= Supplied material =
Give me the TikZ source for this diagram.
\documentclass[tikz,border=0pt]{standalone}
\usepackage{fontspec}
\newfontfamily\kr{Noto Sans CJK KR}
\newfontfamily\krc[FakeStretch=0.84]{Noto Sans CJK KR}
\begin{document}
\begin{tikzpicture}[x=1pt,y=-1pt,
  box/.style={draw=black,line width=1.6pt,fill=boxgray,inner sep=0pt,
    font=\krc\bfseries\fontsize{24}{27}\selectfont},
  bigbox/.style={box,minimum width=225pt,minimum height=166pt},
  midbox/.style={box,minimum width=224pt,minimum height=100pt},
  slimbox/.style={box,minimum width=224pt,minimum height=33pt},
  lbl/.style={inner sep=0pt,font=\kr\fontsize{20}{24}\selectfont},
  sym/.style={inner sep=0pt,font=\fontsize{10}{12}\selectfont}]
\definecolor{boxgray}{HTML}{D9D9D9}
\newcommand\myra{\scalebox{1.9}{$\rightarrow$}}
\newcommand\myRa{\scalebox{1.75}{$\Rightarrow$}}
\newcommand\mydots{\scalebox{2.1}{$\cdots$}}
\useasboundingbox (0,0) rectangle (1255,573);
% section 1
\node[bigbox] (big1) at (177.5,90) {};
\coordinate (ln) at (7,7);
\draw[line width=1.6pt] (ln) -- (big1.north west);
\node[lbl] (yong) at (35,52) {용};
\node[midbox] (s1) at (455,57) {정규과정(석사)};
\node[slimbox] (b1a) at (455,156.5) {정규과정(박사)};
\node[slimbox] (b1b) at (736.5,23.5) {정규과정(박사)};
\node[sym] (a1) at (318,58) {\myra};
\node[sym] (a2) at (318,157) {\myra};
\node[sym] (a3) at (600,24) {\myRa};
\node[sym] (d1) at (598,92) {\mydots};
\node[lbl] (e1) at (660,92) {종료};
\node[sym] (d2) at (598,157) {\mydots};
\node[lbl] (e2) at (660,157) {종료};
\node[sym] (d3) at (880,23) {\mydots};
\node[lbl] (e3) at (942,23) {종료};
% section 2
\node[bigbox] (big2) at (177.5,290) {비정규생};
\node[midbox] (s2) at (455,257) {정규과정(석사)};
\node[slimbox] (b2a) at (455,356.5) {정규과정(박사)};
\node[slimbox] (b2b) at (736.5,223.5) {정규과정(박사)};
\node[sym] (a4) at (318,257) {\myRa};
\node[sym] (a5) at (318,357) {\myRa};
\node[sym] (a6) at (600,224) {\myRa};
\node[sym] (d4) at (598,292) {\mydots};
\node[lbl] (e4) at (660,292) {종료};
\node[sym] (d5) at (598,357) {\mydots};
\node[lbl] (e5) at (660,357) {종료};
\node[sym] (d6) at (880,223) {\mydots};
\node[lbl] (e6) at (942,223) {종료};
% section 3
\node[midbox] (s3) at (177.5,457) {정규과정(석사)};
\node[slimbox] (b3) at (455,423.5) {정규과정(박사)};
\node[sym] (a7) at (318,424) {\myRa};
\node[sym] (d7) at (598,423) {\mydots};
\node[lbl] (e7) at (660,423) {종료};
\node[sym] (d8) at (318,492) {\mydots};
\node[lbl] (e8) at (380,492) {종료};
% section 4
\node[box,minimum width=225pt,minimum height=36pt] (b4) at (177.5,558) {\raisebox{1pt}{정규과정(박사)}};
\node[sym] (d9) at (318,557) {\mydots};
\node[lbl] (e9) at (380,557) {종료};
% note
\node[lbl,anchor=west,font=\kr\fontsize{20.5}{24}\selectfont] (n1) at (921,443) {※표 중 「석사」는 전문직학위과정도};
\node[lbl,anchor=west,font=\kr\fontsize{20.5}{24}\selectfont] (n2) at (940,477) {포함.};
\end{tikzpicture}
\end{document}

= Exercise =
Every line of the material must be returned exactly as it appears.

= In response =
Give me the TikZ source for this diagram.
\documentclass[tikz,border=0pt]{standalone}
\usepackage{fontspec}
\newfontfamily\kr{Noto Sans CJK KR}
\newfontfamily\krc[FakeStretch=0.84]{Noto Sans CJK KR}
\begin{document}
\begin{tikzpicture}[x=1pt,y=-1pt,
  box/.style={draw=black,line width=1.6pt,fill=boxgray,inner sep=0pt,
    font=\krc\bfseries\fontsize{24}{27}\selectfont},
  bigbox/.style={box,minimum width=225pt,minimum height=166pt},
  midbox/.style={box,minimum width=224pt,minimum height=100pt},
  slimbox/.style={box,minimum width=224pt,minimum height=33pt},
  lbl/.style={inner sep=0pt,font=\kr\fontsize{20}{24}\selectfont},
  sym/.style={inner sep=0pt,font=\fontsize{10}{12}\selectfont}]
\definecolor{boxgray}{HTML}{D9D9D9}
\newcommand\myra{\scalebox{1.9}{$\rightarrow$}}
\newcommand\myRa{\scalebox{1.75}{$\Rightarrow$}}
\newcommand\mydots{\scalebox{2.1}{$\cdots$}}
\useasboundingbox (0,0) rectangle (1255,573);
% section 1
\node[bigbox] (big1) at (177.5,90) {};
\coordinate (ln) at (7,7);
\draw[line width=1.6pt] (ln) -- (big1.north west);
\node[lbl] (yong) at (35,52) {용};
\node[midbox] (s1) at (455,57) {정규과정(석사)};
\node[slimbox] (b1a) at (455,156.5) {정규과정(박사)};
\node[slimbox] (b1b) at (736.5,23.5) {정규과정(박사)};
\node[sym] (a1) at (318,58) {\myra};
\node[sym] (a2) at (318,157) {\myra};
\node[sym] (a3) at (600,24) {\myRa};
\node[sym] (d1) at (598,92) {\mydots};
\node[lbl] (e1) at (660,92) {종료};
\node[sym] (d2) at (598,157) {\mydots};
\node[lbl] (e2) at (660,157) {종료};
\node[sym] (d3) at (880,23) {\mydots};
\node[lbl] (e3) at (942,23) {종료};
% section 2
\node[bigbox] (big2) at (177.5,290) {비정규생};
\node[midbox] (s2) at (455,257) {정규과정(석사)};
\node[slimbox] (b2a) at (455,356.5) {정규과정(박사)};
\node[slimbox] (b2b) at (736.5,223.5) {정규과정(박사)};
\node[sym] (a4) at (318,257) {\myRa};
\node[sym] (a5) at (318,357) {\myRa};
\node[sym] (a6) at (600,224) {\myRa};
\node[sym] (d4) at (598,292) {\mydots};
\node[lbl] (e4) at (660,292) {종료};
\node[sym] (d5) at (598,357) {\mydots};
\node[lbl] (e5) at (660,357) {종료};
\node[sym] (d6) at (880,223) {\mydots};
\node[lbl] (e6) at (942,223) {종료};
% section 3
\node[midbox] (s3) at (177.5,457) {정규과정(석사)};
\node[slimbox] (b3) at (455,423.5) {정규과정(박사)};
\node[sym] (a7) at (318,424) {\myRa};
\node[sym] (d7) at (598,423) {\mydots};
\node[lbl] (e7) at (660,423) {종료};
\node[sym] (d8) at (318,492) {\mydots};
\node[lbl] (e8) at (380,492) {종료};
% section 4
\node[box,minimum width=225pt,minimum height=36pt] (b4) at (177.5,558) {\raisebox{1pt}{정규과정(박사)}};
\node[sym] (d9) at (318,557) {\mydots};
\node[lbl] (e9) at (380,557) {종료};
% note
\node[lbl,anchor=west,font=\kr\fontsize{20.5}{24}\selectfont] (n1) at (921,443) {※표 중 「석사」는 전문직학위과정도};
\node[lbl,anchor=west,font=\kr\fontsize{20.5}{24}\selectfont] (n2) at (940,477) {포함.};
\end{tikzpicture}
\end{document}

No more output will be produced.